This is a continuation of Fall, which is a Memoir.
It has been, at this point, close to four months since my injury and I am tired. Tired of using my cane, and wearing the brace to hobble my way through this socioeconomic blight of a neighborhood, down to the convenience store that is five blocks away, bright and early, and fully hung, over three mornings a week to catch the bus out to my physical therapy and then to hurry across several lanes of traffic to make it to the bus back when I am done. I am sorely tired of leaning on my daughter’s stroller as I limp a mile and a half each way, several times a week to the grocery store to pick up what limited provisions I can carry on my back. I am tired of being the one waiting up for my significant other to get home from work; even the slight hint of irony to our role reversals just pisses me off more.
Therapy for my knee has become more aggravating. One recent pool session involved playing race the clock as the water slowly drained out so they could fix the aquatic treadmill; the device that is supposed to be an integral part of my treatment and yet has been out of service since the day before my first appointment. Upon my arrival for what has turned out to my final encounter with Jude and the pool the treadmill was working but, it turns out to be almost unnecessary due to how far along I am in my recovery anyway. What is perhaps even more annoying, my last land appointment my therapist was absent and so I was left in the care of someone who actually listened to my concerns and made an attempt to involve himself as I did my exercises, all while handling two other patients and never once fidgeting with his fancy new smart phone nor going and hanging out at the desk in the middle of the gym. This only reinforces my opinion that my regular guy is an irreparable douche with a bush broom attached to his upper lip. All of this while my anxiety is growing over the tiny little fact that my limited insurance is about to top out on how many of these oh so extremely therapeutic appointments are going to be paid for.
With all of these things in mind I go to my evaluation at the orthopedic clinic that is handling my case. The same as always Physicians Assistant scowls at me because I am still using my cane which I was presented with the last time I saw him. On that previous visit he tried to ream me because I could barely flex my knee at all despite having been to therapy a grand total of once, and now I have to show how far I have come since. Standing with my back to the wall and holding on to the back of a chair for balance I slowly raise my emaciated leg, I force my foot farther and farther back towards the wall despite the stiffness and pain. My weeks in the vice like contraptions in the physical therapy room have paid off as I manage to eek out the ninety degrees that is required for the PA’s satisfaction. He tells me I can sit down and he scampers off with my latest set of x-rays to go see his master, the actual doctor in charge of my case.

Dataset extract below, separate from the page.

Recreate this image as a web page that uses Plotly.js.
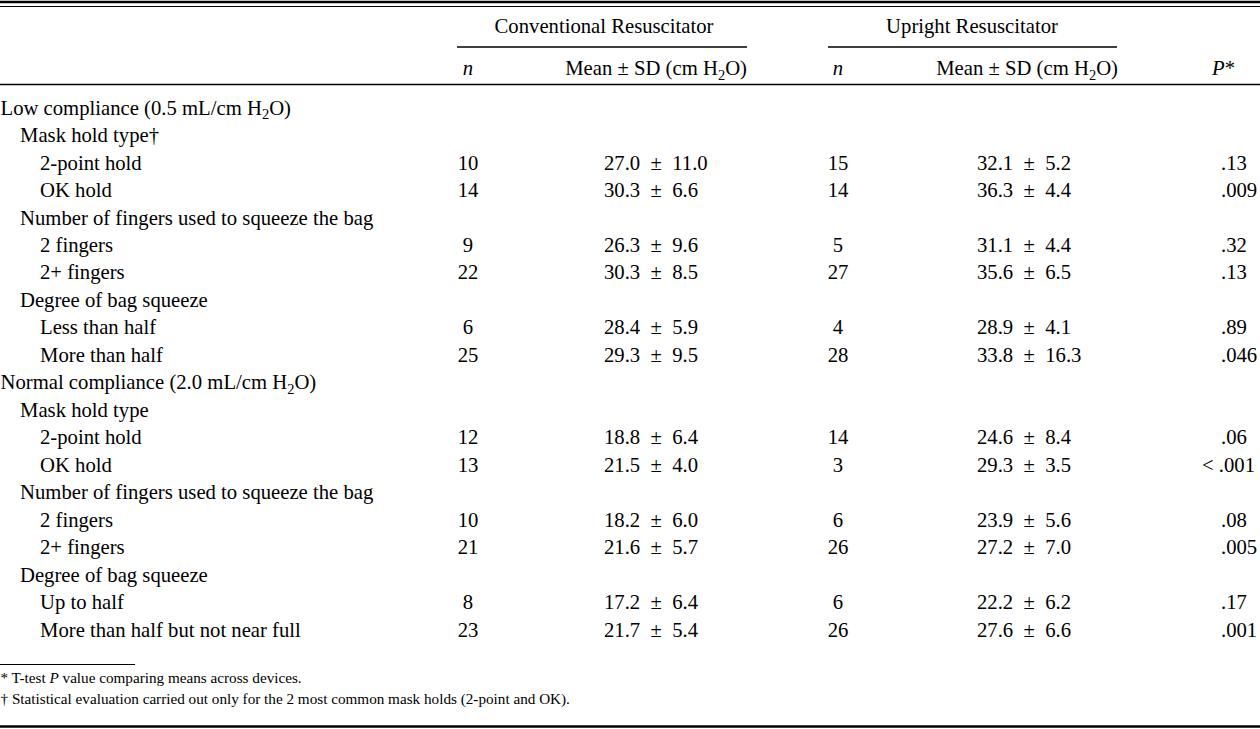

It seems it is another busy day for the clinic and my attendant doesn’t return for half an hour. When he returns I am told the good news, the thing I have wanted the most since I started coming to this building. I am getting out of the brace. I can hardly believe it at all. I find myself excitedly asking about how much longer before I can stop using the cane and get back to my job at the restaurant.
He says, “Right away, you can take that brace and cane home and burn them, Dr. Vlasic says to cut you loose.”
And just like that I am ticked off all over again. “Cut me loose.” This phrase should have been a great relief to me. Instead, I what I hear is that some jackhole of a doctor whose name sounds like a brand of pickles and hasn’t talked to me or even looked at me once since the second or third day after I woke up in the hospital, who may have a piece of paper in his files that lists my occupation as a cook is letting his testy little minion tell me that I have been dismissed from their collective presence and I am free to figure out on my own how I am supposed to return to work with what limited mobility I have. I am not their problem anymore, that is what is really be explained here in not so many words. I am a poor person, with the type of insurance that poor people have and that is not going to last very much longer so I am being “cut loose” before they are stuck trying to squeeze money from my limited personal finances instead.
At the end of the day I am left with a certifying that I am fit to return to my job that hastily scrawled by someone who’s probably closest experience to what I do for a living is that the have at one point eaten in a restaurant, and the kind of deep seeded anger and depression that could almost be mistaken like optimism from the outside. I manage to shove the accursed and by this time foul-smelling brace into my back pack and then, out of habit, lean on my cane as I make my way past the reception desk to the elevators. I have a bus to catch and I’m pretty sure it’s going to be a one way ride this time.